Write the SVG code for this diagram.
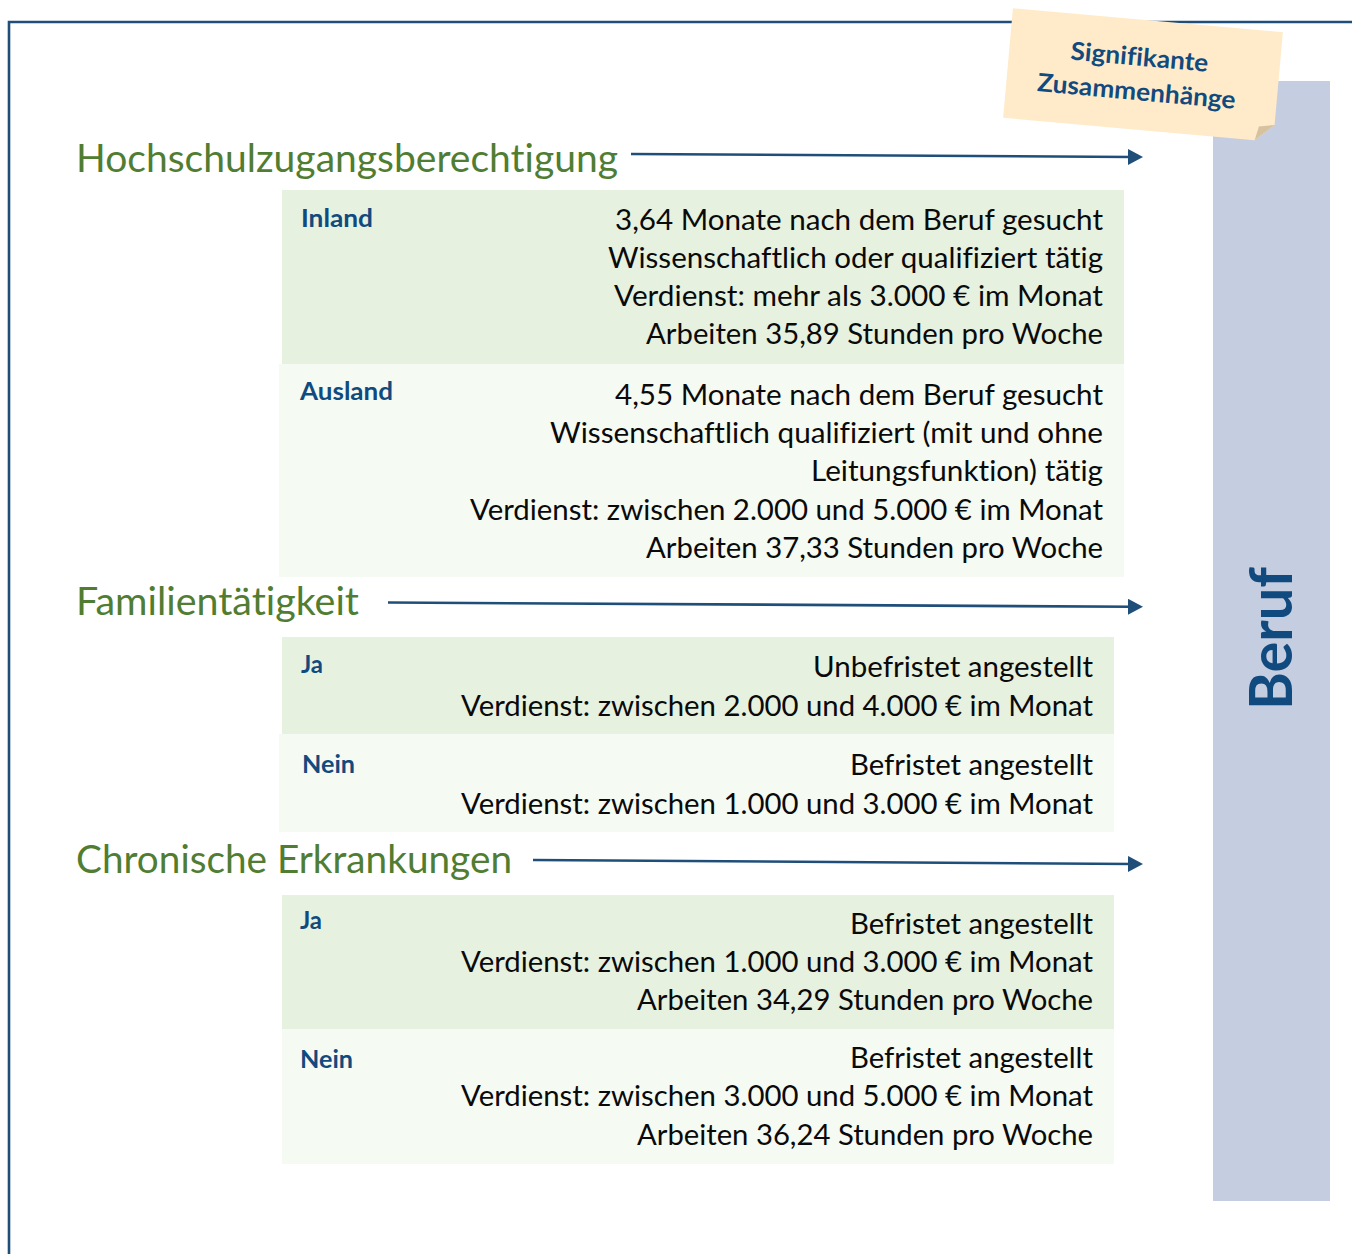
<svg xmlns="http://www.w3.org/2000/svg" width="1352" height="1254" viewBox="0 0 1352 1254">
  <defs>
    <style>
      text { font-variant-ligatures: none; }
      .head { font-family: Lato, "Open Sans", "Liberation Sans", sans-serif; font-size: 39px; fill: #507D32; }
      .lab { font-family: Lato, "Open Sans", "Liberation Sans", sans-serif; font-size: 25px; font-weight: bold; fill: #114A7E; }
      .txt { font-family: Lato, "Open Sans", "Liberation Sans", sans-serif; font-size: 28px; fill: #0A0A0A; text-anchor: end; }
      .note { font-family: Lato, "Open Sans", "Liberation Sans", sans-serif; font-size: 25px; font-weight: bold; fill: #114A7E; text-anchor: middle; }
      .dark { fill: #E7F1E0; }
      .light { fill: #F5FAF3; }
      .conn { fill: none; stroke: #1F4E79; stroke-width: 2.6; }
    </style>
    <marker id="arrowhead" markerUnits="userSpaceOnUse" viewBox="0 0 15 16" refX="5" refY="8" markerWidth="15" markerHeight="16" orient="auto">
      <path d="M0,0 L15,8 L0,16 z" fill="#1F4E79"/>
    </marker>
  </defs>

  <rect width="1352" height="1254" fill="#FFFFFF"/>

  <!-- frame -->
  <path d="M9,1254 V22 H1352" fill="none" stroke="#1F4E79" stroke-width="2.6"/>

  <!-- target bar -->
  <g id="beruf">
    <rect x="1213" y="81" width="117" height="1120" fill="#C5CDE0"/>
    <text transform="translate(1292,638.5) rotate(-90)" x="0" y="0" text-anchor="middle" textLength="143" lengthAdjust="spacingAndGlyphs" style="font-family: Lato, 'Open Sans', 'Liberation Sans', sans-serif; font-size: 60px; font-weight: bold; fill: #114A7E;">Beruf</text>
  </g>

  <!-- sticky note -->
  <g id="note" transform="rotate(5.1 1143 75)">
    <polygon points="1007.5,20 1278.5,20 1278.5,113 1260,130 1007.5,130" fill="#FFEBC9"/>
    <polygon points="1278.5,113 1260,130 1263,116" fill="#D6C29F"/>
    <text class="note" x="1138" y="66" textLength="138" lengthAdjust="spacingAndGlyphs">Signifikante</text>
    <text class="note" x="1138" y="100.5" textLength="199" lengthAdjust="spacingAndGlyphs">Zusammenhänge</text>
  </g>

  <!-- connectors -->
  <g id="connectors">
    <path class="conn" d="M631,154 L1133,157" marker-end="url(#arrowhead)"/>
    <path class="conn" d="M388,602.5 L1133,606.8" marker-end="url(#arrowhead)"/>
    <path class="conn" d="M533,860 L1133,864" marker-end="url(#arrowhead)"/>
  </g>

  <!-- Hochschulzugangsberechtigung -->
  <g id="hzb">
    <text class="head" x="76" y="172" textLength="542" lengthAdjust="spacingAndGlyphs">Hochschulzugangsberechtigung</text>
  </g>
  <g id="hzb-inland">
    <rect class="dark" x="282" y="190" width="842" height="174"/>
    <text class="lab" x="301" y="227" textLength="72" lengthAdjust="spacingAndGlyphs">Inland</text>
    <text class="txt" x="1103" y="230" textLength="488" lengthAdjust="spacingAndGlyphs">3,64 Monate nach dem Beruf gesucht</text>
    <text class="txt" x="1103" y="268" textLength="495" lengthAdjust="spacingAndGlyphs">Wissenschaftlich oder qualifiziert tätig</text>
    <text class="txt" x="1103" y="306" textLength="489" lengthAdjust="spacingAndGlyphs">Verdienst: mehr als 3.000 € im Monat</text>
    <text class="txt" x="1103" y="344" textLength="457" lengthAdjust="spacingAndGlyphs">Arbeiten 35,89 Stunden pro Woche</text>
  </g>
  <g id="hzb-ausland">
    <rect class="light" x="279" y="364" width="845" height="213"/>
    <text class="lab" x="300" y="400" textLength="93" lengthAdjust="spacingAndGlyphs">Ausland</text>
    <text class="txt" x="1103" y="405" textLength="488" lengthAdjust="spacingAndGlyphs">4,55 Monate nach dem Beruf gesucht</text>
    <text class="txt" x="1103" y="443" textLength="553" lengthAdjust="spacingAndGlyphs">Wissenschaftlich qualifiziert (mit und ohne</text>
    <text class="txt" x="1103" y="481" textLength="292" lengthAdjust="spacingAndGlyphs">Leitungsfunktion) tätig</text>
    <text class="txt" x="1103" y="520" textLength="633" lengthAdjust="spacingAndGlyphs">Verdienst: zwischen 2.000 und 5.000 € im Monat</text>
    <text class="txt" x="1103" y="558" textLength="457" lengthAdjust="spacingAndGlyphs">Arbeiten 37,33 Stunden pro Woche</text>
  </g>

  <!-- Familientätigkeit -->
  <g id="fam">
    <text class="head" x="76" y="615" textLength="283" lengthAdjust="spacingAndGlyphs">Familientätigkeit</text>
  </g>
  <g id="fam-ja">
    <rect class="dark" x="282" y="637" width="832" height="97"/>
    <text class="lab" x="301" y="673" textLength="22" lengthAdjust="spacingAndGlyphs">Ja</text>
    <text class="txt" x="1093" y="677" textLength="280" lengthAdjust="spacingAndGlyphs">Unbefristet angestellt</text>
    <text class="txt" x="1093" y="716" textLength="632" lengthAdjust="spacingAndGlyphs">Verdienst: zwischen 2.000 und 4.000 € im Monat</text>
  </g>
  <g id="fam-nein">
    <rect class="light" x="279" y="734" width="835" height="98"/>
    <text class="lab" x="302" y="773" textLength="53" lengthAdjust="spacingAndGlyphs">Nein</text>
    <text class="txt" x="1093" y="775" textLength="243" lengthAdjust="spacingAndGlyphs">Befristet angestellt</text>
    <text class="txt" x="1093" y="814" textLength="632" lengthAdjust="spacingAndGlyphs">Verdienst: zwischen 1.000 und 3.000 € im Monat</text>
  </g>

  <!-- Chronische Erkrankungen -->
  <g id="chron">
    <text class="head" x="76" y="873" textLength="436" lengthAdjust="spacingAndGlyphs">Chronische Erkrankungen</text>
  </g>
  <g id="chron-ja">
    <rect class="dark" x="282" y="895" width="832" height="134"/>
    <text class="lab" x="300" y="929" textLength="22" lengthAdjust="spacingAndGlyphs">Ja</text>
    <text class="txt" x="1093" y="934" textLength="243" lengthAdjust="spacingAndGlyphs">Befristet angestellt</text>
    <text class="txt" x="1093" y="972" textLength="632" lengthAdjust="spacingAndGlyphs">Verdienst: zwischen 1.000 und 3.000 € im Monat</text>
    <text class="txt" x="1093" y="1010" textLength="456" lengthAdjust="spacingAndGlyphs">Arbeiten 34,29 Stunden pro Woche</text>
  </g>
  <g id="chron-nein">
    <rect class="light" x="282" y="1029" width="832" height="135"/>
    <text class="lab" x="300" y="1068" textLength="53" lengthAdjust="spacingAndGlyphs">Nein</text>
    <text class="txt" x="1093" y="1068" textLength="243" lengthAdjust="spacingAndGlyphs">Befristet angestellt</text>
    <text class="txt" x="1093" y="1106" textLength="632" lengthAdjust="spacingAndGlyphs">Verdienst: zwischen 3.000 und 5.000 € im Monat</text>
    <text class="txt" x="1093" y="1145" textLength="456" lengthAdjust="spacingAndGlyphs">Arbeiten 36,24 Stunden pro Woche</text>
  </g>
</svg>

▶ **Written exercise**
Without the pictures, copy the material exactly as given.

▶ **Finished task**
Write the SVG code for this diagram.
<svg xmlns="http://www.w3.org/2000/svg" width="1352" height="1254" viewBox="0 0 1352 1254">
  <defs>
    <style>
      text { font-variant-ligatures: none; }
      .head { font-family: Lato, "Open Sans", "Liberation Sans", sans-serif; font-size: 39px; fill: #507D32; }
      .lab { font-family: Lato, "Open Sans", "Liberation Sans", sans-serif; font-size: 25px; font-weight: bold; fill: #114A7E; }
      .txt { font-family: Lato, "Open Sans", "Liberation Sans", sans-serif; font-size: 28px; fill: #0A0A0A; text-anchor: end; }
      .note { font-family: Lato, "Open Sans", "Liberation Sans", sans-serif; font-size: 25px; font-weight: bold; fill: #114A7E; text-anchor: middle; }
      .dark { fill: #E7F1E0; }
      .light { fill: #F5FAF3; }
      .conn { fill: none; stroke: #1F4E79; stroke-width: 2.6; }
    </style>
    <marker id="arrowhead" markerUnits="userSpaceOnUse" viewBox="0 0 15 16" refX="5" refY="8" markerWidth="15" markerHeight="16" orient="auto">
      <path d="M0,0 L15,8 L0,16 z" fill="#1F4E79"/>
    </marker>
  </defs>

  <rect width="1352" height="1254" fill="#FFFFFF"/>

  <!-- frame -->
  <path d="M9,1254 V22 H1352" fill="none" stroke="#1F4E79" stroke-width="2.6"/>

  <!-- target bar -->
  <g id="beruf">
    <rect x="1213" y="81" width="117" height="1120" fill="#C5CDE0"/>
    <text transform="translate(1292,638.5) rotate(-90)" x="0" y="0" text-anchor="middle" textLength="143" lengthAdjust="spacingAndGlyphs" style="font-family: Lato, 'Open Sans', 'Liberation Sans', sans-serif; font-size: 60px; font-weight: bold; fill: #114A7E;">Beruf</text>
  </g>

  <!-- sticky note -->
  <g id="note" transform="rotate(5.1 1143 75)">
    <polygon points="1007.5,20 1278.5,20 1278.5,113 1260,130 1007.5,130" fill="#FFEBC9"/>
    <polygon points="1278.5,113 1260,130 1263,116" fill="#D6C29F"/>
    <text class="note" x="1138" y="66" textLength="138" lengthAdjust="spacingAndGlyphs">Signifikante</text>
    <text class="note" x="1138" y="100.5" textLength="199" lengthAdjust="spacingAndGlyphs">Zusammenhänge</text>
  </g>

  <!-- connectors -->
  <g id="connectors">
    <path class="conn" d="M631,154 L1133,157" marker-end="url(#arrowhead)"/>
    <path class="conn" d="M388,602.5 L1133,606.8" marker-end="url(#arrowhead)"/>
    <path class="conn" d="M533,860 L1133,864" marker-end="url(#arrowhead)"/>
  </g>

  <!-- Hochschulzugangsberechtigung -->
  <g id="hzb">
    <text class="head" x="76" y="172" textLength="542" lengthAdjust="spacingAndGlyphs">Hochschulzugangsberechtigung</text>
  </g>
  <g id="hzb-inland">
    <rect class="dark" x="282" y="190" width="842" height="174"/>
    <text class="lab" x="301" y="227" textLength="72" lengthAdjust="spacingAndGlyphs">Inland</text>
    <text class="txt" x="1103" y="230" textLength="488" lengthAdjust="spacingAndGlyphs">3,64 Monate nach dem Beruf gesucht</text>
    <text class="txt" x="1103" y="268" textLength="495" lengthAdjust="spacingAndGlyphs">Wissenschaftlich oder qualifiziert tätig</text>
    <text class="txt" x="1103" y="306" textLength="489" lengthAdjust="spacingAndGlyphs">Verdienst: mehr als 3.000 € im Monat</text>
    <text class="txt" x="1103" y="344" textLength="457" lengthAdjust="spacingAndGlyphs">Arbeiten 35,89 Stunden pro Woche</text>
  </g>
  <g id="hzb-ausland">
    <rect class="light" x="279" y="364" width="845" height="213"/>
    <text class="lab" x="300" y="400" textLength="93" lengthAdjust="spacingAndGlyphs">Ausland</text>
    <text class="txt" x="1103" y="405" textLength="488" lengthAdjust="spacingAndGlyphs">4,55 Monate nach dem Beruf gesucht</text>
    <text class="txt" x="1103" y="443" textLength="553" lengthAdjust="spacingAndGlyphs">Wissenschaftlich qualifiziert (mit und ohne</text>
    <text class="txt" x="1103" y="481" textLength="292" lengthAdjust="spacingAndGlyphs">Leitungsfunktion) tätig</text>
    <text class="txt" x="1103" y="520" textLength="633" lengthAdjust="spacingAndGlyphs">Verdienst: zwischen 2.000 und 5.000 € im Monat</text>
    <text class="txt" x="1103" y="558" textLength="457" lengthAdjust="spacingAndGlyphs">Arbeiten 37,33 Stunden pro Woche</text>
  </g>

  <!-- Familientätigkeit -->
  <g id="fam">
    <text class="head" x="76" y="615" textLength="283" lengthAdjust="spacingAndGlyphs">Familientätigkeit</text>
  </g>
  <g id="fam-ja">
    <rect class="dark" x="282" y="637" width="832" height="97"/>
    <text class="lab" x="301" y="673" textLength="22" lengthAdjust="spacingAndGlyphs">Ja</text>
    <text class="txt" x="1093" y="677" textLength="280" lengthAdjust="spacingAndGlyphs">Unbefristet angestellt</text>
    <text class="txt" x="1093" y="716" textLength="632" lengthAdjust="spacingAndGlyphs">Verdienst: zwischen 2.000 und 4.000 € im Monat</text>
  </g>
  <g id="fam-nein">
    <rect class="light" x="279" y="734" width="835" height="98"/>
    <text class="lab" x="302" y="773" textLength="53" lengthAdjust="spacingAndGlyphs">Nein</text>
    <text class="txt" x="1093" y="775" textLength="243" lengthAdjust="spacingAndGlyphs">Befristet angestellt</text>
    <text class="txt" x="1093" y="814" textLength="632" lengthAdjust="spacingAndGlyphs">Verdienst: zwischen 1.000 und 3.000 € im Monat</text>
  </g>

  <!-- Chronische Erkrankungen -->
  <g id="chron">
    <text class="head" x="76" y="873" textLength="436" lengthAdjust="spacingAndGlyphs">Chronische Erkrankungen</text>
  </g>
  <g id="chron-ja">
    <rect class="dark" x="282" y="895" width="832" height="134"/>
    <text class="lab" x="300" y="929" textLength="22" lengthAdjust="spacingAndGlyphs">Ja</text>
    <text class="txt" x="1093" y="934" textLength="243" lengthAdjust="spacingAndGlyphs">Befristet angestellt</text>
    <text class="txt" x="1093" y="972" textLength="632" lengthAdjust="spacingAndGlyphs">Verdienst: zwischen 1.000 und 3.000 € im Monat</text>
    <text class="txt" x="1093" y="1010" textLength="456" lengthAdjust="spacingAndGlyphs">Arbeiten 34,29 Stunden pro Woche</text>
  </g>
  <g id="chron-nein">
    <rect class="light" x="282" y="1029" width="832" height="135"/>
    <text class="lab" x="300" y="1068" textLength="53" lengthAdjust="spacingAndGlyphs">Nein</text>
    <text class="txt" x="1093" y="1068" textLength="243" lengthAdjust="spacingAndGlyphs">Befristet angestellt</text>
    <text class="txt" x="1093" y="1106" textLength="632" lengthAdjust="spacingAndGlyphs">Verdienst: zwischen 3.000 und 5.000 € im Monat</text>
    <text class="txt" x="1093" y="1145" textLength="456" lengthAdjust="spacingAndGlyphs">Arbeiten 36,24 Stunden pro Woche</text>
  </g>
</svg>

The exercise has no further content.